Landscape, Houses, Interiors, 1824-1914

This ambitious book tells a richly detailed story of Houston home life and culture from the settlement of Harrisburg and Houston in the 1820s and 1830s to World War I, when rapid economic development and modernization began to spell demolition for many notable nineteenth-century houses and public buildings.

The authors discuss landscape and horticulture, the development of domestic architecture, the evolution of home interiors, and domestic life, and its influence on the social and cultural fabric of the city.

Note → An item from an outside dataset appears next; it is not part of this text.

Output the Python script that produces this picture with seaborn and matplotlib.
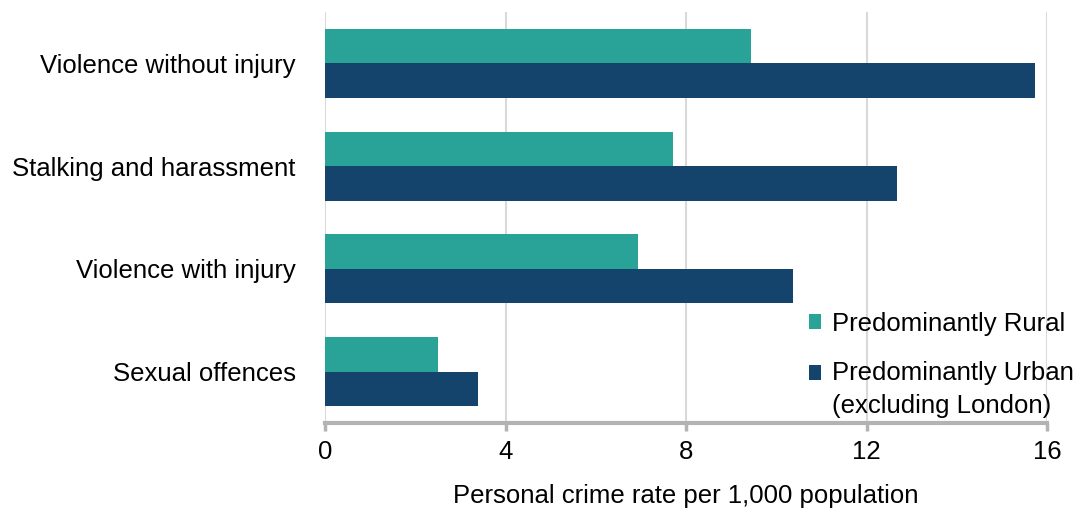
import matplotlib
matplotlib.use("Agg")
import matplotlib.pyplot as plt
import seaborn as sns
import pandas as pd
from matplotlib.patches import Patch

categories = ["Violence without injury", "Stalking and harassment", "Violence with injury", "Sexual offences"]
rural = [9.45, 7.72, 6.93, 2.51]
urban = [15.74, 12.68, 10.38, 3.39]
series_names = ["Predominantly Rural", "Predominantly Urban\n(excluding London)"]
colors = ["#29A398", "#14436B"]
xticks = [0, 4, 8, 12, 16]

df = pd.DataFrame({
    "category": categories * 2,
    "value": rural + urban,
    "series": [series_names[0]] * 4 + [series_names[1]] * 4,
})

sns.set_style("white")
plt.rcParams['font.family'] = ['Liberation Sans', 'DejaVu Sans']
plt.rcParams['text.color'] = 'black'
plt.rcParams['xtick.color'] = 'black'
plt.rcParams['ytick.color'] = 'black'
plt.rcParams['axes.labelcolor'] = 'black'

FS = 18.5

fig = plt.figure(figsize=(10.76, 5.09), dpi=100)
ax = fig.add_axes([325/1076, 1-423/509, (1047-325)/1076, (423-12)/509])

sns.barplot(data=df, y="category", x="value", hue="series", order=categories,
            hue_order=series_names, palette=colors, orient="h", width=0.67,
            ax=ax, legend=False, saturation=1, linewidth=0)

ax.set_xlim(0, 16)
ax.set_ylim(3.5, -0.5)
ax.set_xticks(xticks)
ax.set_xticklabels([str(t) for t in xticks], fontsize=FS)
ax.tick_params(axis='x', bottom=True, direction='out', length=6, width=2.5,
               color='#B3B3B3', labelcolor='black', pad=6)
ax.tick_params(axis='y', length=0, labelsize=FS, pad=21, labelcolor='black')
ax.set_ylabel("")
ax.set_xlabel("Personal crime rate per 1,000 population", fontsize=FS, labelpad=15)
ax.grid(axis='x', color='#D9D9D9', linewidth=1.5)
ax.set_axisbelow(True)
for s in ["top", "right", "left"]:
    ax.spines[s].set_visible(False)
ax.spines["bottom"].set_color('#B3B3B3')
ax.spines["bottom"].set_linewidth(3)

handles = [Patch(facecolor=c, edgecolor='none') for c in colors]
leg = fig.legend(handles, series_names, loc='upper left', bbox_to_anchor=(788/1076, 1-291/509),
                 frameon=False, fontsize=FS, handlelength=0.5, handleheight=0.5,
                 handletextpad=0.4, labelspacing=1.0, borderpad=0.3)
for t in leg.get_texts():
    t.set_linespacing(1.45)
# align the second square with the first line of its label
p = leg.legend_handles[1]
p.set_y(p.get_y() + 12.5)

fig.savefig("out.png", dpi=100)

 “Houston’s Forgotten Heritage stands out because of its integration of architecture, landscape, social history, and interior design, along with the authors’ ability to place Houston within the broader context of American history.”—Texas Architect

“ . . . a solidly researched, enlightening work.”—Houston Chronicle


DOROTHY KNOX HOWE HOUSTON is a direct descendant of Jane Birdsall and John Richardson Harris, the family for whom Harris County is named.  She is a graduate of Bryn Mawr College and holds a Master's degree from the University of Texas at Austin.  She is a member of the Junior League of Houston and is active in numerous other civic and cultural group. She is also the author of The Houston Club and its City. BARRIE M. SCARDINO BRADLEY has served as executive director of the Houston chapter of the American Institute of Architects, as editor of Cite: The Architecture and Design Review of Houston, and as architectural archivist of the Houston Metropolitan Research Center at the Houston Public Library. She now resides in Beaumont, Texas. She is also the coauthor of Clayton’s Galveston. SADIE GWIN BLACKBURN is a direct descendant of Harvey Allen and holds two degrees from Rice University. KATHERINE S. HOWE is director of the Rienzi and Dora Maar House at Museum of Fine Arts, Houston.